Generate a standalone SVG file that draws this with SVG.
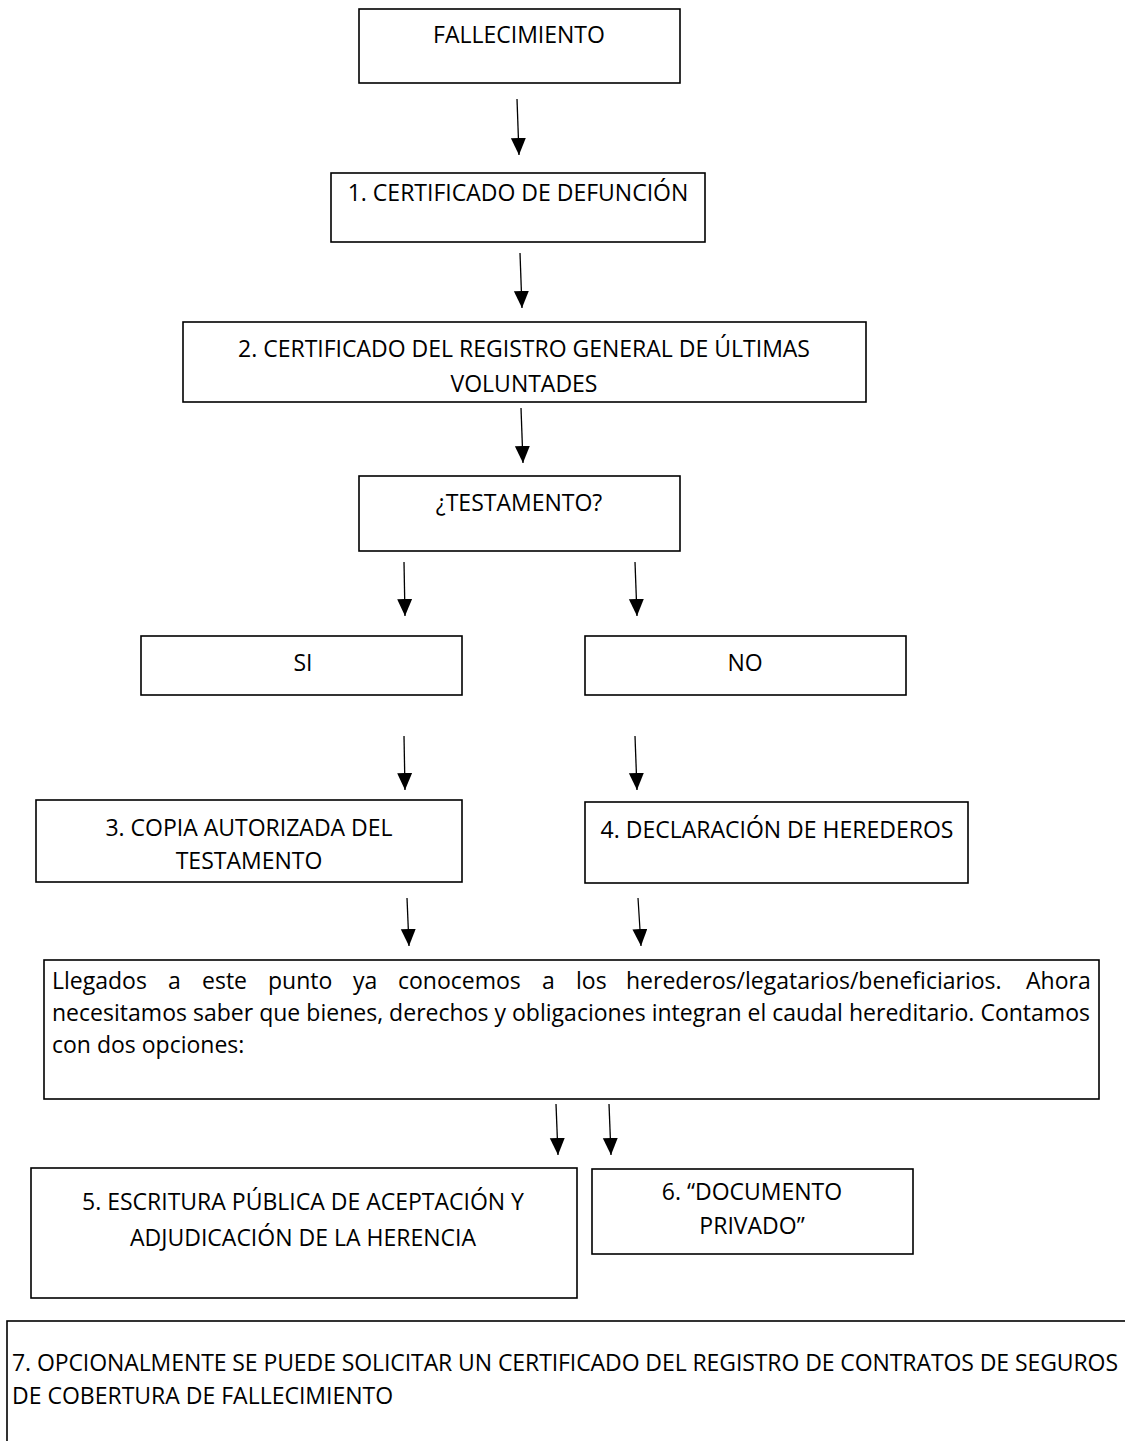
<svg xmlns="http://www.w3.org/2000/svg" width="1125" height="1441" viewBox="0 0 1125 1441">
<style>
  .box{fill:#fff;stroke:#000;stroke-width:1.6}
  .t{font-family:"Open Sans","Liberation Sans",sans-serif;font-size:23px;fill:#000}
  .c{text-anchor:middle}
  .ln{stroke:#000;stroke-width:1.3;fill:none;marker-end:url(#ah)}
</style>
<defs>
  <marker id="ah" markerUnits="userSpaceOnUse" markerWidth="18" markerHeight="16" refX="17" refY="7.5" orient="auto">
    <path d="M0,0 L17,7.5 L0,15 Z" fill="#000"/>
  </marker>
</defs>
<rect width="1125" height="1441" fill="#fff"/>

<g id="connectors">
  <line class="ln" x1="517" y1="99" x2="519" y2="155"/>
  <line class="ln" x1="520" y1="253" x2="522" y2="308"/>
  <line class="ln" x1="521" y1="408" x2="523" y2="463"/>
  <line class="ln" x1="404" y1="562" x2="405" y2="616"/>
  <line class="ln" x1="635" y1="562" x2="637" y2="616"/>
  <line class="ln" x1="404" y1="736" x2="405" y2="790"/>
  <line class="ln" x1="635" y1="736" x2="637" y2="790"/>
  <line class="ln" x1="407" y1="898" x2="409" y2="946"/>
  <line class="ln" x1="638" y1="898" x2="641" y2="946"/>
  <line class="ln" x1="556" y1="1104" x2="558" y2="1155"/>
  <line class="ln" x1="609" y1="1104" x2="611" y2="1155"/>
</g>

<g id="fallecimiento">
  <rect class="box" x="359" y="9" width="321" height="74"/>
  <text class="t c" x="519" y="43">FALLECIMIENTO</text>
</g>

<g id="certificado-defuncion">
  <rect class="box" x="331" y="173" width="374" height="69"/>
  <text class="t c" x="518" y="201">1. CERTIFICADO DE DEFUNCIÓN</text>
</g>

<g id="ultimas-voluntades">
  <rect class="box" x="183" y="322" width="683" height="80"/>
  <text class="t c" x="524" y="357">2. CERTIFICADO DEL REGISTRO GENERAL DE ÚLTIMAS</text>
  <text class="t c" x="524" y="392">VOLUNTADES</text>
</g>

<g id="testamento">
  <rect class="box" x="359" y="476" width="321" height="75"/>
  <text class="t c" x="519" y="511">¿TESTAMENTO?</text>
</g>

<g id="si">
  <rect class="box" x="141" y="636" width="321" height="59"/>
  <text class="t c" x="303" y="671">SI</text>
</g>

<g id="no">
  <rect class="box" x="585" y="636" width="321" height="59"/>
  <text class="t c" x="745" y="671">NO</text>
</g>

<g id="copia-testamento">
  <rect class="box" x="36" y="800" width="426" height="82"/>
  <text class="t c" x="249" y="836">3. COPIA AUTORIZADA DEL</text>
  <text class="t c" x="249" y="869">TESTAMENTO</text>
</g>

<g id="declaracion-herederos">
  <rect class="box" x="585" y="802" width="383" height="81"/>
  <text class="t c" x="777" y="838">4. DECLARACIÓN DE HEREDEROS</text>
</g>

<g id="caudal">
  <rect class="box" x="44" y="960" width="1055" height="139"/>
  <text class="t" y="989"><tspan x="52">Llegados</tspan><tspan x="168">a</tspan><tspan x="202">este</tspan><tspan x="268">punto</tspan><tspan x="353">ya</tspan><tspan x="398">conocemos</tspan><tspan x="542">a</tspan><tspan x="576">los</tspan><tspan x="626">herederos/legatarios/beneficiarios.</tspan><tspan x="1026">Ahora</tspan></text>
  <text class="t" x="52" y="1021" textLength="1038" lengthAdjust="spacing">necesitamos saber que bienes, derechos y obligaciones integran el caudal hereditario. Contamos</text>
  <text class="t" x="52" y="1053">con dos opciones:</text>
</g>

<g id="escritura-publica">
  <rect class="box" x="31" y="1168" width="546" height="130"/>
  <text class="t c" x="303" y="1210">5. ESCRITURA PÚBLICA DE ACEPTACIÓN Y</text>
  <text class="t c" x="303" y="1246">ADJUDICACIÓN DE LA HERENCIA</text>
</g>

<g id="documento-privado">
  <rect class="box" x="592" y="1169" width="321" height="85"/>
  <text class="t c" x="752" y="1200">6. “DOCUMENTO</text>
  <text class="t c" x="752" y="1234">PRIVADO”</text>
</g>

<g id="registro-seguros">
  <rect class="box" x="7" y="1321" width="1140" height="150"/>
  <text class="t" x="12" y="1371" textLength="1106" lengthAdjust="spacing">7. OPCIONALMENTE SE PUEDE SOLICITAR UN CERTIFICADO DEL REGISTRO DE CONTRATOS DE SEGUROS</text>
  <text class="t" x="12" y="1404">DE COBERTURA DE FALLECIMIENTO</text>
</g>
</svg>
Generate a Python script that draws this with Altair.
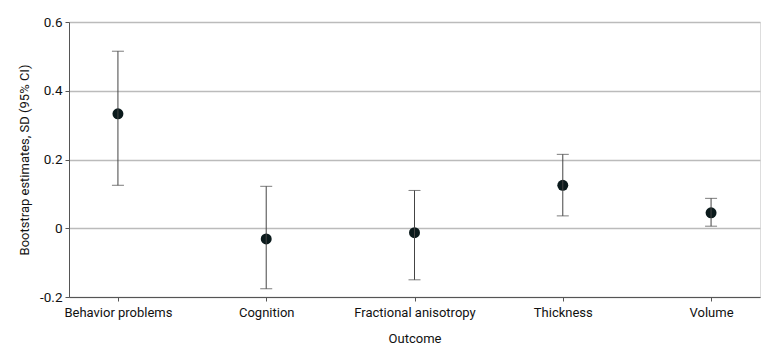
import altair as alt
import pandas as pd

outcomes = ["Behavior problems", "Cognition", "Fractional anisotropy", "Thickness", "Volume"]
estimates = [0.333, -0.031, -0.013, 0.125, 0.045]
lower = [0.125, -0.176, -0.150, 0.036, 0.006]
upper = [0.515, 0.122, 0.110, 0.215, 0.087]

df = pd.DataFrame({"outcome": outcomes, "est": estimates, "lo": lower, "hi": upper})

FONT = "Roboto"

xs = alt.X("outcome:N", sort=outcomes, title="Outcome",
           scale=alt.Scale(type="point", padding=0.33),
           axis=alt.Axis(labelAngle=0, labelFontSize=13, titleFontSize=13, tickSize=4,
                         labelPadding=5, titlePadding=13, grid=False, domainColor="#555", tickColor="#555",
                         labelColor="#111", titleColor="#111", labelFont=FONT, titleFont=FONT,
                         titleFontWeight="normal"))
ys = alt.Y("est:Q", title="Bootstrap estimates, SD (95% CI)",
           scale=alt.Scale(domain=[-0.2, 0.6], nice=False),
           axis=alt.Axis(values=[-0.2, 0, 0.2, 0.4, 0.6], labelFontSize=13.5, titleFontSize=13,
                         tickSize=4, labelPadding=3, titlePadding=8, gridColor="#bbbbbb", gridWidth=1.5,
                         domainColor="#555", tickColor="#555", labelColor="#111", titleColor="#111",
                         labelFont=FONT, titleFont=FONT, titleFontWeight="normal",
                         labelExpr="datum.value == 0 ? '0' : replace(format(datum.value, '.1f'), '\u2212', '-')"))

base = alt.Chart(df)
rules = base.mark_rule(color="#444", strokeWidth=1).encode(
    x=xs, y=alt.Y("lo:Q", scale=alt.Scale(domain=[-0.2, 0.6], nice=False)), y2="hi:Q")
cap_lo = base.mark_tick(color="#444", size=12, thickness=1).encode(x=xs, y=alt.Y("lo:Q"))
cap_hi = base.mark_tick(color="#444", size=12, thickness=1).encode(x=xs, y=alt.Y("hi:Q"))
points = base.mark_point(filled=True, color="#0b1a1c", size=120, opacity=1).encode(x=xs, y=ys)

chart = alt.layer(points, rules, cap_lo, cap_hi).properties(
    width=691, height=275,
    autosize=alt.AutoSizeParams(type="none"),
    padding={"left": 69, "top": 22, "right": 20, "bottom": 56},
).configure_view(stroke=None).configure(background="white")

chart.save("out.html", embed_options={"renderer": "svg", "actions": False})
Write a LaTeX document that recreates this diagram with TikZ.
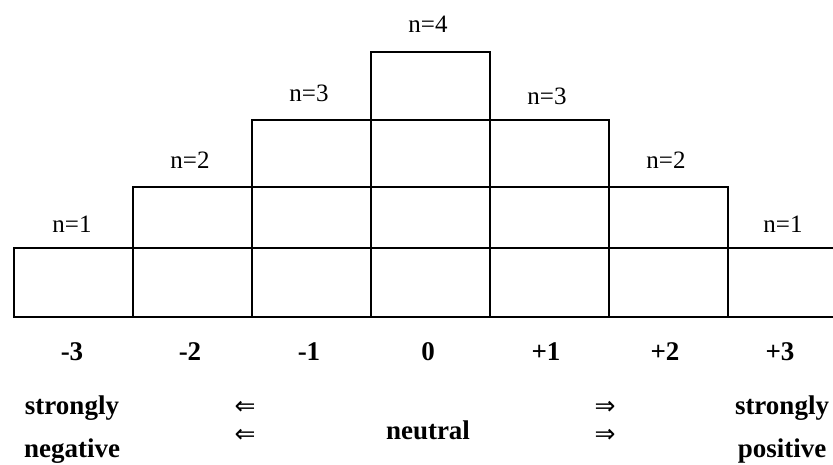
\documentclass[tikz,border=0pt]{standalone}
\usepackage{fontspec}
\setmainfont{Liberation Serif}
\newfontfamily\djv{DejaVu Sans}
\begin{document}
\begin{tikzpicture}[x=1pt,y=1pt,
  cell/.style={draw, line width=1.8pt, inner sep=0pt, anchor=south west, minimum width=119pt},
  r1/.style={cell, minimum height=69pt},
  r2/.style={cell, minimum height=61pt},
  r3/.style={cell, minimum height=67pt},
  r4/.style={cell, minimum height=68pt},
  nlab/.style={font=\fontsize{25}{30}\selectfont},
  blab/.style={font=\fontsize{27}{32}\selectfont\bfseries},
  arr/.style={font=\djv\fontsize{25}{30}\selectfont}]
\useasboundingbox (0,0) rectangle (833,465);
\clip (0,0) rectangle (833,465);
% row 1
\node[r1] (c01) at (13,147) {};
\node[r1] (c11) at (132,147) {};
\node[r1] (c21) at (251,147) {};
\node[r1] (c31) at (370,147) {};
\node[r1] (c41) at (489,147) {};
\node[r1] (c51) at (608,147) {};
\node[r1] (c61) at (727,147) {};
% row 2
\node[r2] (c12) at (132,216) {};
\node[r2] (c22) at (251,216) {};
\node[r2] (c32) at (370,216) {};
\node[r2] (c42) at (489,216) {};
\node[r2] (c52) at (608,216) {};
% row 3
\node[r3] (c23) at (251,277) {};
\node[r3] (c33) at (370,277) {};
\node[r3] (c43) at (489,277) {};
% row 4
\node[r4] (c34) at (370,344) {};
% n labels
\node[nlab] (l0) at (72,241) {n=1};
\node[nlab] (l1) at (190,305) {n=2};
\node[nlab] (l2) at (309,372) {n=3};
\node[nlab] (l3) at (428,441) {n=4};
\node[nlab] (l4) at (547,369) {n=3};
\node[nlab] (l5) at (666,305) {n=2};
\node[nlab] (l6) at (783,241) {n=1};
% scale values
\node[blab] (v0) at (72,113) {-3};
\node[blab] (v1) at (190,113) {-2};
\node[blab] (v2) at (309,113) {-1};
\node[blab] (v3) at (428,113) {0};
\node[blab] (v4) at (546,113) {+1};
\node[blab] (v5) at (665,113) {+2};
\node[blab] (v6) at (780,113) {+3};
% words
\node[blab] (sn) at (72,57) {strongly};
\node[blab] (ng) at (72,14) {negative};
\node[blab] (nt) at (428,35) {neutral};
\node[blab] (sp) at (782,57) {strongly};
\node[blab] (ps) at (782,14) {positive};
\node[arr] (al1) at (245,57) {⇐};
\node[arr] (al2) at (245,29) {⇐};
\node[arr] (ar1) at (605,57) {⇒};
\node[arr] (ar2) at (605,29) {⇒};
\end{tikzpicture}
\end{document}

⁂

> _Problem details_
Review the preceding data and report every line that includes the string "with".

> _Worked solution_
Generate a standalone SVG file that draws this with SVG.
Generate a Python script that draws this with Altair.
Write a LaTeX document that recreates this diagram with TikZ.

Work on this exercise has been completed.